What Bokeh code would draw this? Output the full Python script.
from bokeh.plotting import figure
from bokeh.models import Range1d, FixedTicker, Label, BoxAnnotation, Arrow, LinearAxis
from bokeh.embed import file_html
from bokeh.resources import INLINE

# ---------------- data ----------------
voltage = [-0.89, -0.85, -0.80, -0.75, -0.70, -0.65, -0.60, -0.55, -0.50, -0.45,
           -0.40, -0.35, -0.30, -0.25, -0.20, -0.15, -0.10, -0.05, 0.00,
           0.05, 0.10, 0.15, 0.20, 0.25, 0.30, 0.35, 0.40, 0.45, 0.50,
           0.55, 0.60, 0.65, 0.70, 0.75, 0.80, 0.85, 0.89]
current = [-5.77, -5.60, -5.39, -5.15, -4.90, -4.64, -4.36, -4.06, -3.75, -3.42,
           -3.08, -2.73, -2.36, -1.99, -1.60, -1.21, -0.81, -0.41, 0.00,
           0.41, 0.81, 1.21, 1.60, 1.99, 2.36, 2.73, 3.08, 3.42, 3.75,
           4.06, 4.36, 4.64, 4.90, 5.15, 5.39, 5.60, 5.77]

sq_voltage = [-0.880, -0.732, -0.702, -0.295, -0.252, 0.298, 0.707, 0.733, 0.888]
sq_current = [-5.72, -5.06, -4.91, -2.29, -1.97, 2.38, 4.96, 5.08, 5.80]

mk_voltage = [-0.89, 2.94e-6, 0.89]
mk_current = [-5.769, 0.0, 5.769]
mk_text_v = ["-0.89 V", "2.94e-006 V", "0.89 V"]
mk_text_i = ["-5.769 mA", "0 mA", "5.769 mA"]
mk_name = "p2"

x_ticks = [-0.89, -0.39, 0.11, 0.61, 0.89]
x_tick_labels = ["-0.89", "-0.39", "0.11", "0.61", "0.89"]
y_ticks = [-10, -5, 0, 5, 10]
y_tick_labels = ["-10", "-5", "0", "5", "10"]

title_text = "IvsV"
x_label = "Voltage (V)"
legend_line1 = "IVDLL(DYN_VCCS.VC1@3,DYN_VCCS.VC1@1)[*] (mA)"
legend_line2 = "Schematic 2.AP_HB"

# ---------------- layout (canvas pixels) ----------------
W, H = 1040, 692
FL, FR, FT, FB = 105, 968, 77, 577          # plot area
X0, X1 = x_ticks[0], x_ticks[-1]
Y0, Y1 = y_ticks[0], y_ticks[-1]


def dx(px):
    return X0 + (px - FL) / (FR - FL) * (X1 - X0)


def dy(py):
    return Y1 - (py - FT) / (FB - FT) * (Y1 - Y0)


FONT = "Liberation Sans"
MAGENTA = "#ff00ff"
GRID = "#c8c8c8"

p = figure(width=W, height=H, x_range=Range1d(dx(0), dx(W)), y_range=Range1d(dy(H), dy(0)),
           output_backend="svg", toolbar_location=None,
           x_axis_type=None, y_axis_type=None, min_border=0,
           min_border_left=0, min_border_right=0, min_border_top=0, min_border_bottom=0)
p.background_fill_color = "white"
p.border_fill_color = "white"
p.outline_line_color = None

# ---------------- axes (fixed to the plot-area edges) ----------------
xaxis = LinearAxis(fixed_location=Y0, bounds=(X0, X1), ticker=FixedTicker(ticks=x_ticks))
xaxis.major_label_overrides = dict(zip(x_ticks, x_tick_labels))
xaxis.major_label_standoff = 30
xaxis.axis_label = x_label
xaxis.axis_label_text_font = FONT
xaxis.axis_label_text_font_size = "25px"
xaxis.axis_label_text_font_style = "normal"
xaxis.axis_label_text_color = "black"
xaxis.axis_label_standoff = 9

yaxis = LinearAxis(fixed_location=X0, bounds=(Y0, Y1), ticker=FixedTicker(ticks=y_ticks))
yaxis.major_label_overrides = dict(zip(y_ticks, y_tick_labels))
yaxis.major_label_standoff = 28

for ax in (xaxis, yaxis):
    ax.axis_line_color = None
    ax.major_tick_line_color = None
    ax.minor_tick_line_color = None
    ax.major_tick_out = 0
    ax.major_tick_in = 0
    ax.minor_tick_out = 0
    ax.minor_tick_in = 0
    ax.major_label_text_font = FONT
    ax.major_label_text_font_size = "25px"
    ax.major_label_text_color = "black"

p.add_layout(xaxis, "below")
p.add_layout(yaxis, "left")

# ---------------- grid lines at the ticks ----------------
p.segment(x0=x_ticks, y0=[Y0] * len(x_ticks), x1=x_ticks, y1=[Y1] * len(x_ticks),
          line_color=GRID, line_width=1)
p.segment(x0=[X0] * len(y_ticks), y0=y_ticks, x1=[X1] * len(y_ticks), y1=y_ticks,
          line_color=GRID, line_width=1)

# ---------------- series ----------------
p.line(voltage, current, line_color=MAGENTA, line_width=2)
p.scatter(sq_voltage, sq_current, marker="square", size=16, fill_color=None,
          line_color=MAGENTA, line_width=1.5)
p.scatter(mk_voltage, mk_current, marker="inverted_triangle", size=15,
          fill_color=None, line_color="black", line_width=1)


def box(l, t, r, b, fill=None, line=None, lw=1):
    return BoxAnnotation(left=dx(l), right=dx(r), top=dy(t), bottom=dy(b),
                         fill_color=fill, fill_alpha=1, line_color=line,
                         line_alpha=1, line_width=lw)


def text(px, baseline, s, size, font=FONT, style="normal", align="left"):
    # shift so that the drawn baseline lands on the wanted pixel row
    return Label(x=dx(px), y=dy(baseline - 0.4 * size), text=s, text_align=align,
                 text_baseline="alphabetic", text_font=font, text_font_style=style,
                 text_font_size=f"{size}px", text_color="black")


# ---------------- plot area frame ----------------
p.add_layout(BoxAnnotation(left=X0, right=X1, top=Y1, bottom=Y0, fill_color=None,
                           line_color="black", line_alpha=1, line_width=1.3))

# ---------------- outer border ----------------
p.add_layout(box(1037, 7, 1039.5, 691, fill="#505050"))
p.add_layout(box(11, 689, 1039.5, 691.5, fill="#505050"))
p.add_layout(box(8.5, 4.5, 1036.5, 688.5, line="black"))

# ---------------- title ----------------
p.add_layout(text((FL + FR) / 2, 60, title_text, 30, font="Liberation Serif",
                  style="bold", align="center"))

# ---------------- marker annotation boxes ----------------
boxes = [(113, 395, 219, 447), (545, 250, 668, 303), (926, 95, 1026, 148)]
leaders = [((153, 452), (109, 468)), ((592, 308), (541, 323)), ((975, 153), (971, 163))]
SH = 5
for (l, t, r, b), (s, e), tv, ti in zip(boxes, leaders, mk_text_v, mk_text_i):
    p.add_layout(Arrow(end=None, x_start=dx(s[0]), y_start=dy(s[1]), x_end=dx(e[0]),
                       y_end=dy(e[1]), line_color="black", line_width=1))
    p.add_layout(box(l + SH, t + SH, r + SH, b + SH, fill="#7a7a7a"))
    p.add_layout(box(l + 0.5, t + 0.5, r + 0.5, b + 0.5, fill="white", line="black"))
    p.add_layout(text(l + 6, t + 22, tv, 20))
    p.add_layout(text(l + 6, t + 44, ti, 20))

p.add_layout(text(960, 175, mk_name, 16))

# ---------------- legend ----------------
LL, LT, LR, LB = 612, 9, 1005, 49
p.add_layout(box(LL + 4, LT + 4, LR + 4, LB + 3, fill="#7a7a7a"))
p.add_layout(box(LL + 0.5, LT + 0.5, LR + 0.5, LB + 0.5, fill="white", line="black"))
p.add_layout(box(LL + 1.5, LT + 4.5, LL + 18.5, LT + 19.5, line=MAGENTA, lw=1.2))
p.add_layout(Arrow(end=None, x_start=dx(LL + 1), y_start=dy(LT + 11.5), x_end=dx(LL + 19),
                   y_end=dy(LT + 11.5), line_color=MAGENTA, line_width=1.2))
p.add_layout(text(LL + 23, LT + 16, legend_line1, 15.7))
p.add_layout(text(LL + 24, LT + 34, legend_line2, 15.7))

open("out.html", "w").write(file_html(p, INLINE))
*-*-*
SET EXERCISE: Please write out the material word for word from its first line through the line holding "4.96, 5.08, 5.80]", including both, and no line past it.

EXERCISE ANSWER:
What Bokeh code would draw this? Output the full Python script.
from bokeh.plotting import figure
from bokeh.models import Range1d, FixedTicker, Label, BoxAnnotation, Arrow, LinearAxis
from bokeh.embed import file_html
from bokeh.resources import INLINE

# ---------------- data ----------------
voltage = [-0.89, -0.85, -0.80, -0.75, -0.70, -0.65, -0.60, -0.55, -0.50, -0.45,
           -0.40, -0.35, -0.30, -0.25, -0.20, -0.15, -0.10, -0.05, 0.00,
           0.05, 0.10, 0.15, 0.20, 0.25, 0.30, 0.35, 0.40, 0.45, 0.50,
           0.55, 0.60, 0.65, 0.70, 0.75, 0.80, 0.85, 0.89]
current = [-5.77, -5.60, -5.39, -5.15, -4.90, -4.64, -4.36, -4.06, -3.75, -3.42,
           -3.08, -2.73, -2.36, -1.99, -1.60, -1.21, -0.81, -0.41, 0.00,
           0.41, 0.81, 1.21, 1.60, 1.99, 2.36, 2.73, 3.08, 3.42, 3.75,
           4.06, 4.36, 4.64, 4.90, 5.15, 5.39, 5.60, 5.77]

sq_voltage = [-0.880, -0.732, -0.702, -0.295, -0.252, 0.298, 0.707, 0.733, 0.888]
sq_current = [-5.72, -5.06, -4.91, -2.29, -1.97, 2.38, 4.96, 5.08, 5.80]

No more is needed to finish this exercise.